Precision is important when it comes to using manicure scissors, something that right-handed ones, when used by a left hand, don’t allow. My mom gifted me these left-handed nail scissors back in high school, and I still use them weekly. They’re great for righties as well if you like to trim your fingernails with scissors and want to be able to trim your right hand. Mine are still sharp after however many years of constant use, and I use them for everything: shaping my eyebrows, trimming my cuticles, and even snipping loose threads on sweaters.
And for those who sew (or know a covetable objet d’art when they see one), these left-handed sewing scissors are shaped like a stork — a design that dates back to the 19th century — and should have no problem snipping delicate threads.
The same principles of physics apply to gardening shears as they do scissors, so a pair designed for left-handers will be key for the perfect prune. I use a similar pair to these ones, which have steel blades, a rotating handle, and ergonomic shock absorbers for maximum comfort while gardening.
There are two things I love about this measuring cup. One, it looks like a vintage Pyrex. And two, the handle (and therefore the measurements) is on the left side, so it’s easy to read while cooking. Plus, it’s microwave safe, made of tempered glass, and can measure up to two cups at a time. (It’s also earned a spot on my very own Christmas list.)
It’s virtually impossible to use a right-handed can opener with your left hand — I’ve tried. This left-handed can opener, with nonslip grips and a bottle opener slot at the top, should be a staple in any left-hander’s kitchen.
Opening a bottle of wine can be tricky for anyone, but even more so for left-handed people. This corkscrew turns counterclockwise so that lefties can twist with their left hand for optimum leverage, and includes a foil-cutting knife, bottle gripper, and bottle opener.
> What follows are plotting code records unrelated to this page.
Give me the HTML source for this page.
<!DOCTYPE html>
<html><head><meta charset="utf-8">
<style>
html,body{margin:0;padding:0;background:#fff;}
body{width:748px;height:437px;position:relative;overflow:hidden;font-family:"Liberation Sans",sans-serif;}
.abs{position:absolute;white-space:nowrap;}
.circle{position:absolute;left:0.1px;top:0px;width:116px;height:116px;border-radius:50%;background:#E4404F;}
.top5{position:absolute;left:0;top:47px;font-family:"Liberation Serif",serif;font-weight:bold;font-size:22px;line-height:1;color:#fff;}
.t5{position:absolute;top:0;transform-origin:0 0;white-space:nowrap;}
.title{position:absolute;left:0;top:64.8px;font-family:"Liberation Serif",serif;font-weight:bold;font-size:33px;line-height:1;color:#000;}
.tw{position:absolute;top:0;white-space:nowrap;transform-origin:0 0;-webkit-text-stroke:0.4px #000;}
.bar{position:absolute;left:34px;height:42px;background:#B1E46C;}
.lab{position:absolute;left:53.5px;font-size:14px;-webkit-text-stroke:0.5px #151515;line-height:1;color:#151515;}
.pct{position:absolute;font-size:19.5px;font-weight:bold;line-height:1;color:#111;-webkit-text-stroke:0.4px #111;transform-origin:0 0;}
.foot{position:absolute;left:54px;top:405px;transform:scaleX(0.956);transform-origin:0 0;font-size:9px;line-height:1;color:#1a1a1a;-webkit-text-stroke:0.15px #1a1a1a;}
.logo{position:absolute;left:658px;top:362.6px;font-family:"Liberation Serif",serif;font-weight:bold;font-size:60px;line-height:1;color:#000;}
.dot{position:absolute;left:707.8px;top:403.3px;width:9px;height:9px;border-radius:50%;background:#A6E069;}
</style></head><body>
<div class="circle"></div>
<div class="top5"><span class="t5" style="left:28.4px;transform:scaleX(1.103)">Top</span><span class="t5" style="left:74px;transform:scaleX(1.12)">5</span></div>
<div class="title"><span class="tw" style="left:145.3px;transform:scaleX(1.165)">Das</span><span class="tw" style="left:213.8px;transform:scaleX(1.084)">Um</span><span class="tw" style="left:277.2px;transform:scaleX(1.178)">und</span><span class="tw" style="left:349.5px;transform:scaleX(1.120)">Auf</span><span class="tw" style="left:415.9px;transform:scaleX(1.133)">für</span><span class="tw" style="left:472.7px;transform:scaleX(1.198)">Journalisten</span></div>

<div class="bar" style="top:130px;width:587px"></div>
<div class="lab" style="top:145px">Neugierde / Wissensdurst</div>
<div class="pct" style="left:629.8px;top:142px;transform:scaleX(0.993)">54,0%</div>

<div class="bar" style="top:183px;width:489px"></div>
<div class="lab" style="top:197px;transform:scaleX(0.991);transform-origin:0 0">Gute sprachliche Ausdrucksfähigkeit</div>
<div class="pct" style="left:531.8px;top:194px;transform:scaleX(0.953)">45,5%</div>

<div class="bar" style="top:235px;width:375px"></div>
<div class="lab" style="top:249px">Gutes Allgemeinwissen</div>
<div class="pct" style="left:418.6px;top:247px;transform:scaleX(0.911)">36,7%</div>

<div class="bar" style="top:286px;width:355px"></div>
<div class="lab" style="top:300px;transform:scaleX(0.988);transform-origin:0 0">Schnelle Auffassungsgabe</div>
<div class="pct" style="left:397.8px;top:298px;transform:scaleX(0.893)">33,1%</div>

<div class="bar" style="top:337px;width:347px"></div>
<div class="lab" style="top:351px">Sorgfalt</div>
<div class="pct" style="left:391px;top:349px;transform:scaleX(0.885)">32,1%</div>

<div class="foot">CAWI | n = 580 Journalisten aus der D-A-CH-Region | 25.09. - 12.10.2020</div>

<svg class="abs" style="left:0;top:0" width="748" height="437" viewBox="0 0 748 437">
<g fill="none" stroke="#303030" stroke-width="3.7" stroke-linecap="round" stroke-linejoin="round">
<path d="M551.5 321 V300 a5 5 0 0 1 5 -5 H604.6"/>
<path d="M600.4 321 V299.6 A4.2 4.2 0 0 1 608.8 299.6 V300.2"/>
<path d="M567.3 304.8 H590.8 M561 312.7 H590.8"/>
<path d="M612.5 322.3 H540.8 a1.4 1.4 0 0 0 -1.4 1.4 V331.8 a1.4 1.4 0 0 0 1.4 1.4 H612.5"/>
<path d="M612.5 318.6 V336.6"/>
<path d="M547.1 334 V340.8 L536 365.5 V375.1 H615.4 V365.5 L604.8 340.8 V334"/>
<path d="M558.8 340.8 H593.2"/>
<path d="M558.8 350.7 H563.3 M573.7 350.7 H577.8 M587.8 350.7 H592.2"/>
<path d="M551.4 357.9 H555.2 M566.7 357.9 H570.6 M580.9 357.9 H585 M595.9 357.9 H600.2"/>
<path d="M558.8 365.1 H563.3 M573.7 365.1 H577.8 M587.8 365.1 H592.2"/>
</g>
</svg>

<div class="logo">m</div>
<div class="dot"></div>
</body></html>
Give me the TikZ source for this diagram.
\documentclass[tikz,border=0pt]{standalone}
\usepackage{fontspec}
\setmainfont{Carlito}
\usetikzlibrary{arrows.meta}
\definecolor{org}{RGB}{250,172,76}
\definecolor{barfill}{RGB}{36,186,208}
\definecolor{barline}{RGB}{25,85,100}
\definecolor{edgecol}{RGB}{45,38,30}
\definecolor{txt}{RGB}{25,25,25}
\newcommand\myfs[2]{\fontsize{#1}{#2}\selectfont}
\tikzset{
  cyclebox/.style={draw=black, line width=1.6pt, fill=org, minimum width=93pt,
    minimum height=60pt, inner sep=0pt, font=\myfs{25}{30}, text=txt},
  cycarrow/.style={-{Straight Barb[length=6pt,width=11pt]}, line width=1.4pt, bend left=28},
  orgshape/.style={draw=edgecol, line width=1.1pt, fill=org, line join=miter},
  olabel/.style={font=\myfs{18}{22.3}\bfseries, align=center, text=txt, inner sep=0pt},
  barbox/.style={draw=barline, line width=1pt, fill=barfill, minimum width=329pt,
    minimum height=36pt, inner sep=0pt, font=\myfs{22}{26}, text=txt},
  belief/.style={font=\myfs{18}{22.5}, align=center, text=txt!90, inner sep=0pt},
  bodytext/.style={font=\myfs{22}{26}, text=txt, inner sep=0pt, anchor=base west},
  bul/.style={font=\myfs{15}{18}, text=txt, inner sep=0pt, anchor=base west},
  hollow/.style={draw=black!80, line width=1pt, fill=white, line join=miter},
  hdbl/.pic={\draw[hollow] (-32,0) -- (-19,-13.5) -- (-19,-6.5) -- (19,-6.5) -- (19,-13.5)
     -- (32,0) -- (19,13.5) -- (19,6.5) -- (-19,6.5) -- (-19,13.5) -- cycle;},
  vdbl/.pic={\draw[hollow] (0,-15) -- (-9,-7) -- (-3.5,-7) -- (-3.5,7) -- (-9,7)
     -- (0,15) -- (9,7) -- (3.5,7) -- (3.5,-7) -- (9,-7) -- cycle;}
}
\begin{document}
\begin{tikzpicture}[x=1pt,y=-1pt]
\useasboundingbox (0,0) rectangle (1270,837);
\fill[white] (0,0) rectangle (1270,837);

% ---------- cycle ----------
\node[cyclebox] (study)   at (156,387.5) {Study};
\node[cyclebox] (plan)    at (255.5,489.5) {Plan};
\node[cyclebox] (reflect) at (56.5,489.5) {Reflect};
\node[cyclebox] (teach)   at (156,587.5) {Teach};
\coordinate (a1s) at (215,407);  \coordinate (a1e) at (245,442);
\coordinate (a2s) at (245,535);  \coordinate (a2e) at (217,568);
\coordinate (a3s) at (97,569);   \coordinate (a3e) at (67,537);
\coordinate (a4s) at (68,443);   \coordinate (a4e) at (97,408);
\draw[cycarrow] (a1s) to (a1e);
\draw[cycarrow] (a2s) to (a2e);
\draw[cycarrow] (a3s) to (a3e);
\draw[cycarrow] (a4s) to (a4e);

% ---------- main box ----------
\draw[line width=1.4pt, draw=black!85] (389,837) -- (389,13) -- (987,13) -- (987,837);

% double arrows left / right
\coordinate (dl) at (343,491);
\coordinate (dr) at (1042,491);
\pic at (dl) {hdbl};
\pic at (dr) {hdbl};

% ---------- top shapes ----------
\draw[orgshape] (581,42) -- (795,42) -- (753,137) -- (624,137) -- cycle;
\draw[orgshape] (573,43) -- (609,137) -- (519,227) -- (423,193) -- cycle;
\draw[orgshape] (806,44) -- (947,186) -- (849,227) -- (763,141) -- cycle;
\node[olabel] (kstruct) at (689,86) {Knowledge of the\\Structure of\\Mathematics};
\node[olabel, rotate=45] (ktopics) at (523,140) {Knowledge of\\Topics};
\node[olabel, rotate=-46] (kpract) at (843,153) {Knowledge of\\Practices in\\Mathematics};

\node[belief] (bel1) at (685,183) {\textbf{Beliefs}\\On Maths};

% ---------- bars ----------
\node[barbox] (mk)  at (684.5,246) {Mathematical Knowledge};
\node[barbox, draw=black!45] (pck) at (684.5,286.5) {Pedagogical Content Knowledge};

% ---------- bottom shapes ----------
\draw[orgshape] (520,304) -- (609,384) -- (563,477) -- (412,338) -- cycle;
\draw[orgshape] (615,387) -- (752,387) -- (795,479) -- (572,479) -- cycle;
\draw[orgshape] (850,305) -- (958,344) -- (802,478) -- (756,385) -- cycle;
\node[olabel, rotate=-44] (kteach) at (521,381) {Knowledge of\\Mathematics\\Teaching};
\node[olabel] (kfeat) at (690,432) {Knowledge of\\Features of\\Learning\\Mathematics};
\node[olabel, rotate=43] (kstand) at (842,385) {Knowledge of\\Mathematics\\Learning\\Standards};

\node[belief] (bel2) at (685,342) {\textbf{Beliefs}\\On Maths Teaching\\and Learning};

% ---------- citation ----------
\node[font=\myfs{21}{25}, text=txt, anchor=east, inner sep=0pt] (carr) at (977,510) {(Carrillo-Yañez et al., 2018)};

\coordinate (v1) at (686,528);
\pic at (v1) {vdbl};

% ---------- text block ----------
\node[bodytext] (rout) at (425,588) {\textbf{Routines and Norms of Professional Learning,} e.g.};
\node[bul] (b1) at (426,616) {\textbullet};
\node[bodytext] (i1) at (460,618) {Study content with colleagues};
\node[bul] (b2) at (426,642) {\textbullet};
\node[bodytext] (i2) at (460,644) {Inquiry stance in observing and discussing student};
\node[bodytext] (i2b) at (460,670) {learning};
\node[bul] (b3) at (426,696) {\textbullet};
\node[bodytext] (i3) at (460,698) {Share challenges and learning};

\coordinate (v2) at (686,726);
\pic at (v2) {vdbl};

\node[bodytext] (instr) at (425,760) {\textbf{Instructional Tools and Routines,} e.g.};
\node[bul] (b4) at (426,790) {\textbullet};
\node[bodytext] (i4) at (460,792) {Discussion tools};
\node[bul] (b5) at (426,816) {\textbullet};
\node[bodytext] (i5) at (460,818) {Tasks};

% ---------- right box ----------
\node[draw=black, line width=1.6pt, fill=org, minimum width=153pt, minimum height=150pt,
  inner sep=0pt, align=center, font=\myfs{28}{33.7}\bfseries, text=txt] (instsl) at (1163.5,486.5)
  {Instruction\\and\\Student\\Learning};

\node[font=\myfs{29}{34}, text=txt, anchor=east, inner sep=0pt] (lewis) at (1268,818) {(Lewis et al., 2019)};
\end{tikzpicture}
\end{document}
Gone are the days of smeared ink with the proper quick-drying pen. Back in 2018, we declared this ballpoint pen the “star among rollerballs” — namely because it doesn’t smear or smudge. It leaves a “heavier distribution of ink onto the page,” reports former Strategist editor Jason Chen, yet passes the left-handed smudge test with “flying colors.”
In 2019, we found these ruled notebooks from Field Notes to be “small enough to fit in a chore-coat pocket, but vertical enough for jotting down lots of notes.” The left-handed version is flipped the other way to minimize smudging, meaning that you write or draw from the right page to the left. While it might take some getting used to, reviewers say that they’re “awesome” for lefties who like to doodle and draw, and make for a practical, thoughtful gift (especially paired with the above pen).
While this lap desk won’t make up for years of enduring right-handed desks at school, it can vastly improve your work-from-home setup. There’s extra room on the left side for a left-handed mouse, notebooks, or snacks, and the lefty drawer underneath keeps pens and office supplies close at hand.
When watches are worn on the left wrist, the crowns can dig into the top of your hand and the dials can be pressed accidentally. But the crowns for setting the time on this Casio watch — similar to a vintage model I wear — are on the left side, so you won’t have to worry about accidentally resetting the time (or activating an alarm).
This left-handed utensil set is angled to fit into the edges of the pots and pans and is made from durable bamboo wood. While I haven’t tested them myself, reviewers say that they make cooking “so much easier” and are a great gift for lefty chefs.
To get every last bit of batter from the bowl (or pasta from the pot), this corner spoon — nicknamed “The Corner-Getter” — was also designed with lefties in mind. It’s angled to match the contour of a pan when held by the left hand and is artisan-crafted from water-resistant teak.
New York’s e-commerce manager, Megan Jonas, told me that her left-handed husband “loves” cooking with this lefty spatula, which is angled for foolproof flipping. Made from high-grade platinum silicone, it’s heat resistant up to 550 degrees Fahrenheit and is dishwasher safe.
These hand-warmer mugs seem to be everywhere in Portland, where they’re handmade. Instead of a handle, they’re outfitted with an indentation to warm your fingers — one’s right-hand fingers, specifically. But you don’t have to be an Oregonian (or a right-hander) to enjoy this version, which is made specifically for lefties.
And for something a bit more literal, Strategist editor (and right-hander) Maxine Builder told me she’s had her eye on this sculptural candle from DADA, which just so happens to be a mold of a left hand. Only four of the fingers are wicked, which means it’ll reveal (rather cheekily) the middle finger as it melts.